The FAO Food Price Index was broadly stable in May 2026, easing slightly from April as declines in vegetable oils and dairy products offset increases elsewhere. That is an important counterweight to the more alarmist interpretation of fertilizer markets.

Cereal prices, however, were moving in the opposite direction. The FAO’s cereal index rose in May, with world wheat prices increasing for a fourth consecutive month. Lower expected harvests in major exporters, difficult crop conditions in parts of the United States and higher fuel and fertilizer costs all contributed.

This is not proof that fertilizer has already produced a new inflation cycle. Wheat prices are affected by weather, inventories, export competition and currency movements. The current increase is the product of several pressures arriving at once.

Nor is the global supply position as fragile as it was during some previous food-price shocks. Inventories of major grains remain comparatively strong, and record or near-record stocks in some markets could absorb production losses. Adequate reserves reduce the risk that a single disappointing harvest turns into an international shortage.

What inventories cannot eliminate is distributional risk. Grain may be plentiful globally while remaining expensive or inaccessible in a country with a weak currency, damaged infrastructure or restrictive trade policy. World supply and local affordability are related, but they are not the same problem.

Export restrictions could make the shock worse

The behaviour of governments will determine whether a manageable production-cost shock becomes a wider food-price problem.

When domestic prices rise, food-exporting countries sometimes restrict exports to protect local consumers. The political logic is understandable. The international result can be damaging: less supply reaches the global market, importers compete for a smaller volume, and higher prices encourage further restrictions.

The same applies to fertilizer. Export controls, sanctions and licensing requirements can protect domestic availability while tightening supply elsewhere.

During the food-price shocks of 2007–08 and the disruption that followed Russia’s invasion of Ukraine, policy responses amplified some of the original pressure. A country restricting rice, wheat or fertilizer exports may improve its immediate domestic position while exporting inflation to its neighbours.

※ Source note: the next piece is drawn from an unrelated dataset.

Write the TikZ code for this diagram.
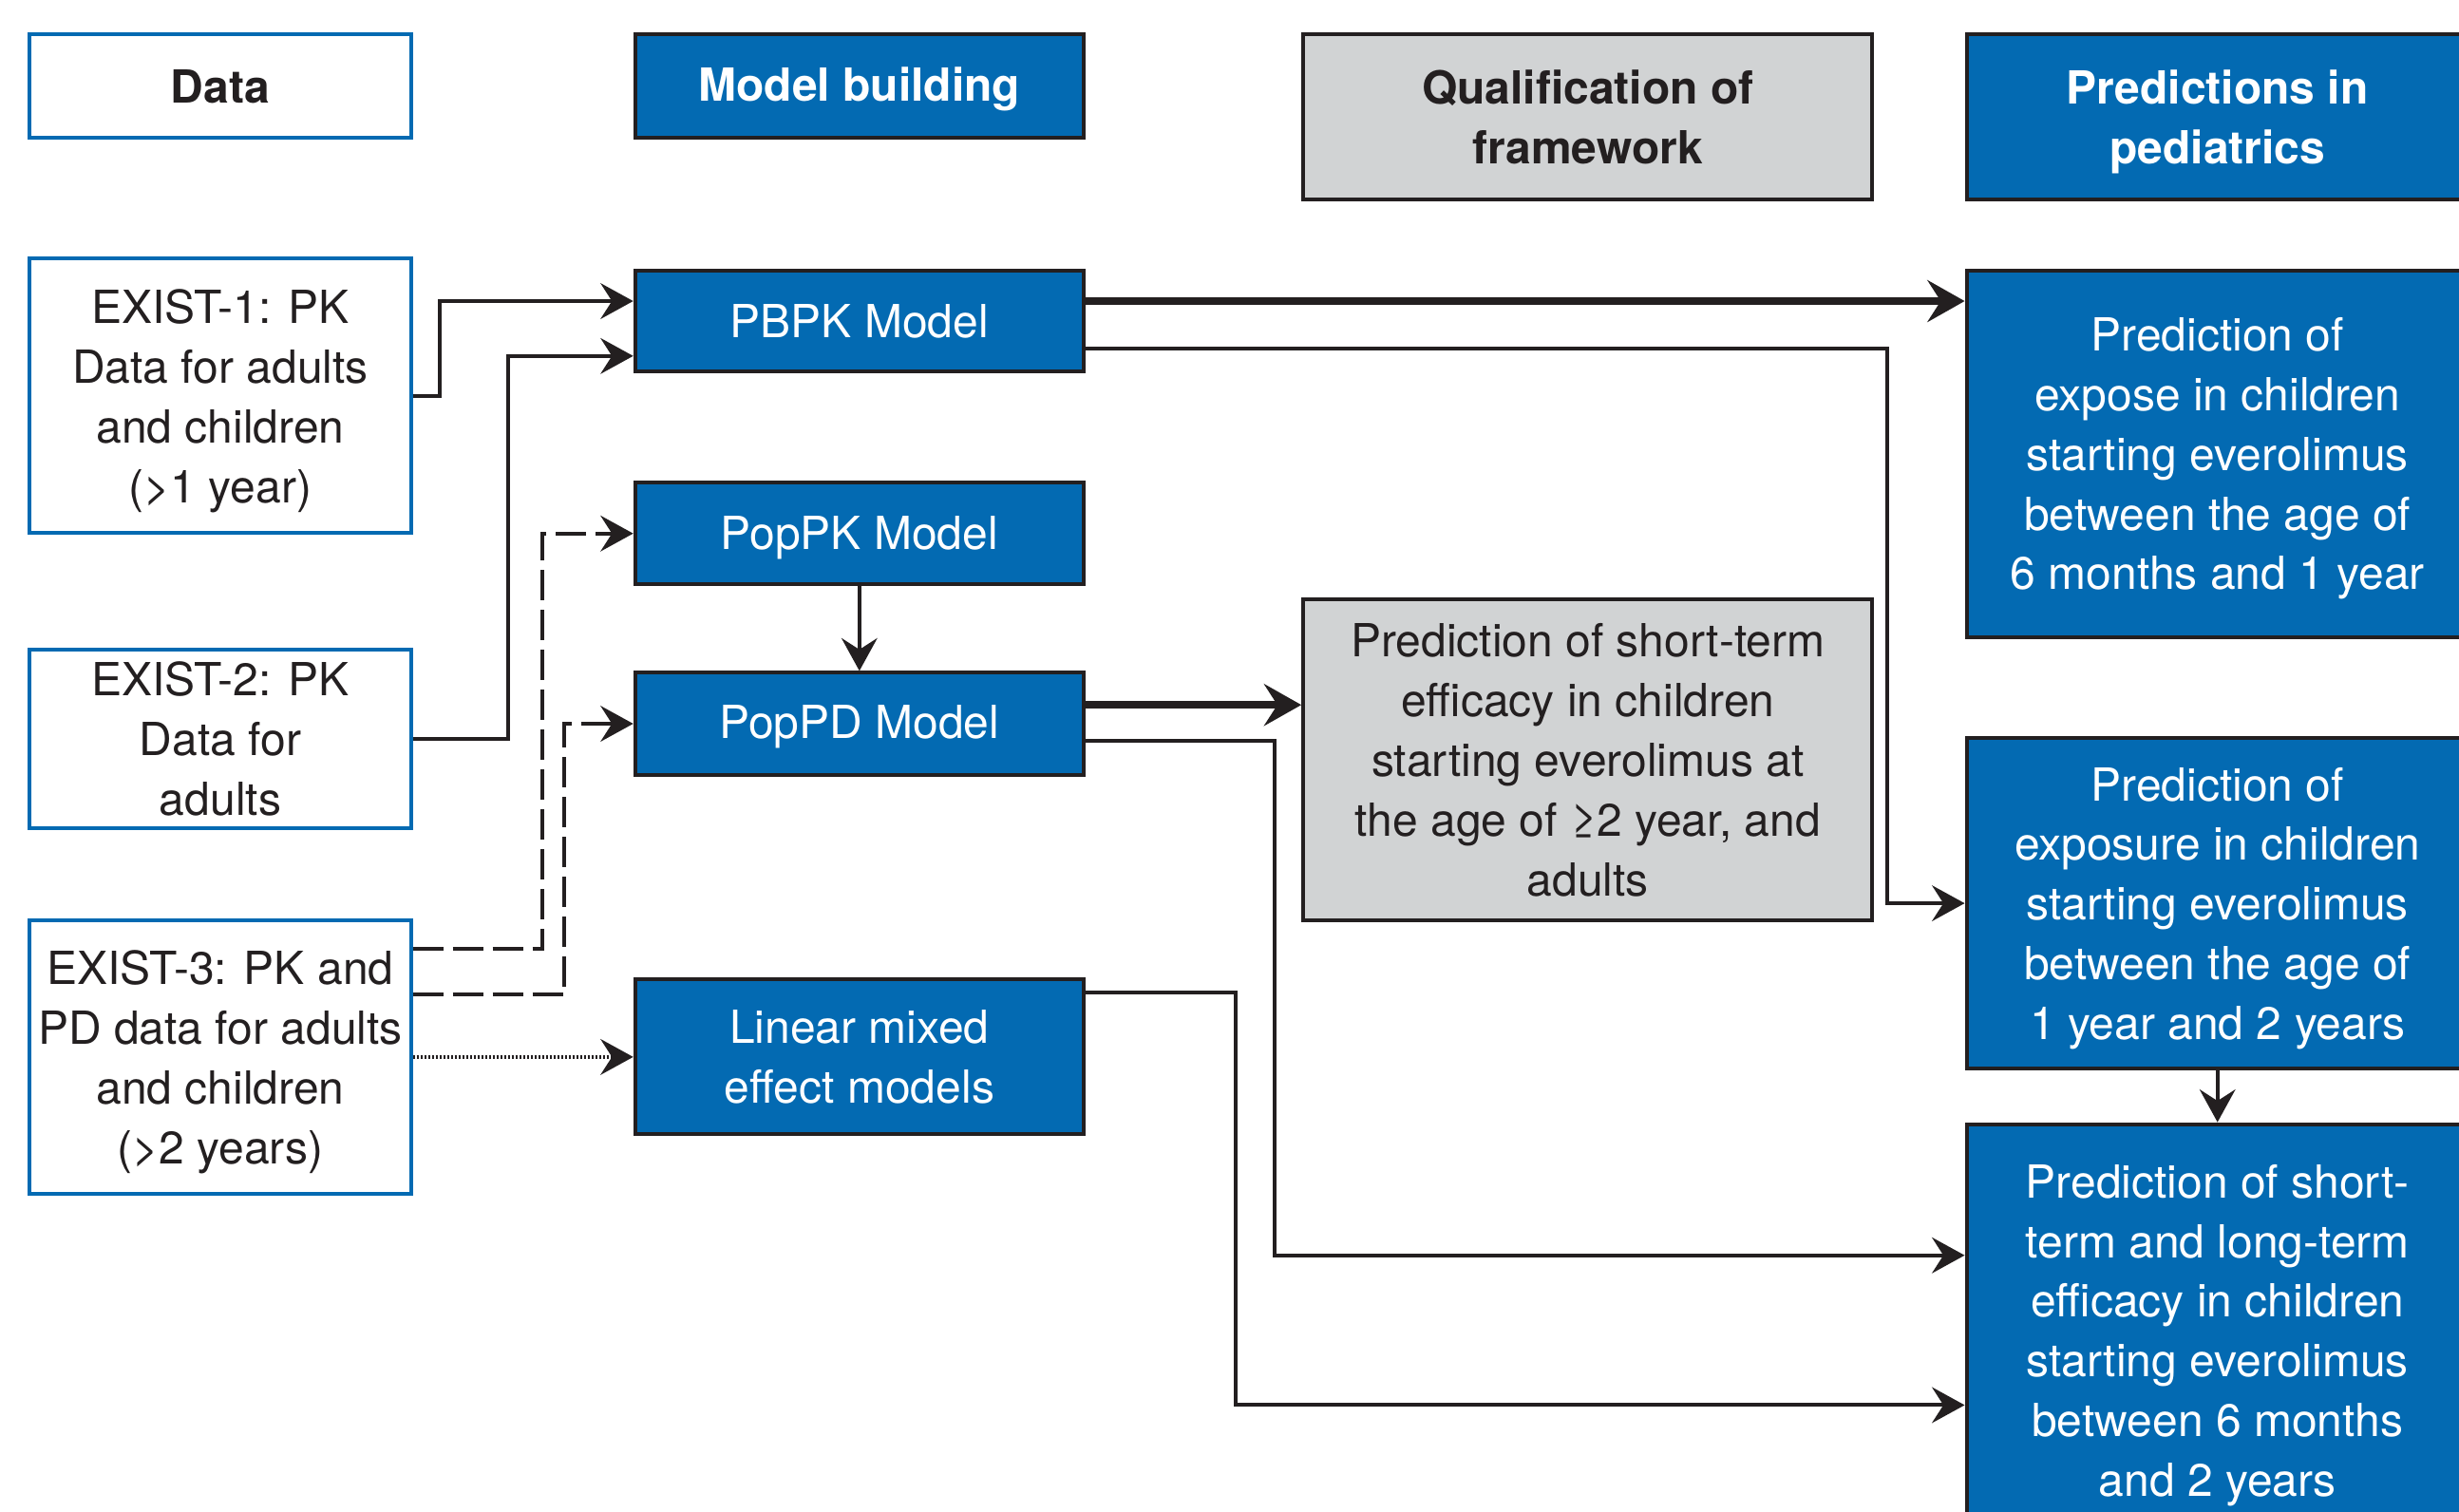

The current market therefore depends not only on whether factories can produce enough fertilizer, but whether the product can be financed, shipped and traded without governments obstructing the flow.

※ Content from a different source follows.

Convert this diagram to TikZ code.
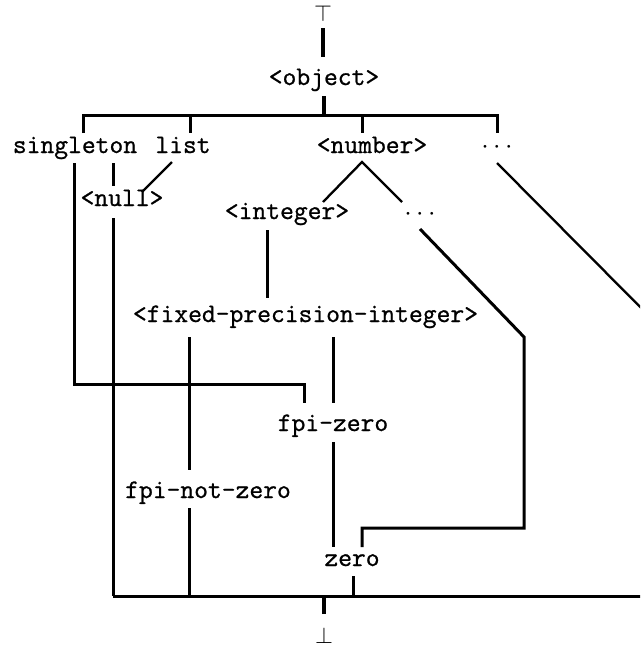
\RequirePackage{fix-cm}
\documentclass[tikz,border=0pt]{standalone}
\usepackage{fontspec}
\setmonofont{Latin Modern Mono}[FakeBold=0.9]
\begin{document}
\begin{tikzpicture}[x=1pt,y=-1pt,
  lbl/.style={inner sep=0pt, anchor=base, font=\fontsize{26.8}{30}\selectfont\ttfamily},
  sym/.style={inner sep=0pt, anchor=base, font=\fontsize{23}{27}\selectfont},
  link/.style={line width=3pt},
  heavy/.style={line width=4pt},
  slant/.style={line width=2.3pt}]
\useasboundingbox (0,0) rectangle (640,648);
\clip (0,0) rectangle (640,648);
% nodes
\node[sym] (top) at (323,21) {$\top$};
\node[lbl] (object) at (324,85) {<object>};
\node[lbl] (singleton) at (75,153) {singleton};
\node[lbl] (list) at (183,153) {list};
\node[lbl] (number) at (372,153) {<number>};
\node[lbl] (more) at (497,153) {$\cdots$};
\node[lbl] (null) at (122,206) {<null>};
\node[lbl] (integer) at (287,219) {<integer>};
\node[lbl] (morenum) at (420,220) {$\cdots$};
\node[lbl] (fpi) at (305.5,322) {<fixed-precision-integer>};
\node[lbl] (fpizero) at (333,431) {fpi-zero};
\node[lbl] (fpinz) at (208,498) {fpi-not-zero};
\node[lbl] (zero) at (352,566) {zero};
\node[sym] (bot) at (324,643) {$\bot$};
% connector end points
\coordinate (top-s) at (323,28);
\coordinate (obj-n) at (323,57);
\coordinate (obj-s) at (324,96);
\coordinate (bar-o) at (324,115);
\coordinate (bar-l) at (83,115);
\coordinate (bar-r) at (497,115);
\coordinate (sg-n) at (83,133);
\coordinate (li-n) at (190,133);
\coordinate (nu-n) at (362,133);
\coordinate (mo-n) at (497,133);
\coordinate (sg-s) at (74,163);
\coordinate (sg-c1) at (74,384);
\coordinate (sg-c2) at (304,384);
\coordinate (fz-nl) at (304,403);
\coordinate (li-s) at (172,162);
\coordinate (nl-ne) at (142,192);
\coordinate (nl-a) at (113,163);
\coordinate (nl-b) at (113,186);
\coordinate (nl-s) at (113,218);
\coordinate (nu-s) at (362,162);
\coordinate (in-n) at (323,202);
\coordinate (mn-n) at (402,202);
\coordinate (in-s) at (267,230);
\coordinate (fpi-n) at (267,298);
\coordinate (mn-s) at (420,229);
\coordinate (mn-c1) at (524,337);
\coordinate (mn-c2) at (524,528);
\coordinate (mn-c3) at (362,528);
\coordinate (ze-nr) at (362,547);
\coordinate (mo-s) at (497,163);
\coordinate (mo-out) at (670,337);
\coordinate (fpi-sl) at (189,337);
\coordinate (nz-n) at (189,470);
\coordinate (nz-s) at (189,508);
\coordinate (fpi-sr) at (333,337);
\coordinate (fz-n) at (333,403);
\coordinate (fz-s) at (333,442);
\coordinate (ze-nl) at (333,547);
\coordinate (ze-s) at (353,576);
\coordinate (bb-l) at (113,596);
\coordinate (bb-r) at (670,596);
\coordinate (bot-n) at (324,614);
% connectors
\draw[heavy] (top-s) -- (obj-n);
\draw[heavy] (obj-s) -- (bar-o);
\draw[link] (sg-n) -- (bar-l) -- (bar-r) -- (mo-n);
\draw[link] (li-n |- bar-l) -- (li-n);
\draw[link] (nu-n |- bar-l) -- (nu-n);
\draw[link] (sg-s) -- (sg-c1) -- (sg-c2) -- (fz-nl);
\draw[link] (nl-a) -- (nl-b);
\draw[slant] (li-s) -- (nl-ne);
\draw[link] (nl-s) -- (bb-l);
\draw[slant] (in-n) -- (nu-s) -- (mn-n);
\draw[link] (in-s) -- (fpi-n);
\draw[link] (mn-s) -- (mn-c1) -- (mn-c2) -- (mn-c3) -- (ze-nr);
\draw[slant] (mo-s) -- (mo-out);
\draw[link] (fpi-sl) -- (nz-n);
\draw[link] (nz-s) -- (nz-s |- bb-l);
\draw[link] (fpi-sr) -- (fz-n);
\draw[link] (fz-s) -- (ze-nl);
\draw[link] (ze-s) -- (ze-s |- bb-l);
\draw[link] (bb-l) -- (bb-r);
\draw[heavy] (bot-n) -- (bot-n |- bb-l);
\end{tikzpicture}
\end{document}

For food companies, this creates a broader procurement problem. The risk is not simply that wheat or vegetable oil becomes more expensive. It is that suppliers face different shocks in different regions, making contracts harder to price and production planning less reliable.

Not every food company can pass the cost on

A rise in agricultural commodities does not affect all businesses equally.

A global branded food company may be able to raise prices, reduce package sizes, reformulate products or hedge part of its commodity exposure. A supermarket can change suppliers and use private-label ranges to manage price points. A small bakery or food manufacturer usually has fewer options.

Timing also matters. Companies often buy commodities through contracts agreed months in advance. Hedging can delay the effect of a market shock, which means corporate margins may remain stable while spot prices rise. When those contracts expire, the cost arrives with a lag.

Investors looking for an immediate relationship between fertilizer prices and food-company revenues may therefore be disappointed. The first corporate effect may appear in lower margins rather than higher sales. Businesses that cannot raise prices without losing customers are particularly exposed.

Pricing power is often discussed as though it were a permanent characteristic of a brand. In practice, it depends on the size of the increase, household incomes and how recently the company last raised prices. After several years of elevated living costs, consumers may be less willing to absorb another round.

Retailers also become more aggressive when shoppers trade down. A manufacturer may technically have the power to announce a price increase but still concede more promotional spending or discounts to keep shelf space.

What investors should watch now

The fertilizer index is useful, but it is not sufficient on its own. A more reliable food-inflation assessment combines input prices with evidence from planting, weather, trade and inventories.

Urea deserves close attention because of its importance to global nitrogen use and its sensitivity to gas prices and trade disruption. Phosphate and potash markets can follow different dynamics, however, and an improvement in urea does not mean all crop nutrients have become affordable.

Planting decisions offer the next piece of evidence. Changes in acreage between maize, wheat, soybeans and other crops indicate how farmers are responding to margins. Fertilizer application rates matter as much as planted area, although they are harder to observe in real time.

Crop conditions then determine whether lower input use becomes a yield problem. Good weather can offset some reduction in fertilizer. Drought or extreme heat can compound it.

Export restrictions would represent a more serious warning. A tightening physical market can often adjust through higher production and lower demand. A market fragmented by government controls is harder to rebalance.

Currencies complete the picture. A stable dollar price can still become a severe local shock when an importing country’s currency falls. For investors or businesses exposed to emerging markets, global commodity benchmarks should therefore be read alongside exchange rates and domestic food inflation.

The warning is credible, but the outcome is not settled

Fertilizer prices are not predicting a repeat of 2008 with certainty. Their message is narrower and more useful.

A major agricultural input became considerably more expensive at the point when farmers were deciding what to plant and how intensively to farm it. Some of that increase has since reversed, but the production decisions made during the shock cannot be reversed as quickly.

Strong grain inventories and softer fertilizer quotations reduce the probability of an acute global shortage. They do not remove the risk of weaker yields, altered crop choices and higher cereal prices later in 2026 and into 2027. Nor do they protect low-income importing countries from the combined effect of expensive fertilizer, energy and foreign currency.

The next meaningful signal will not come from another long-range forecast. It will come from harvest results: whether farmers maintained applications, whether weather compensated for tighter margins and whether governments allowed food and fertilizer to continue moving across borders.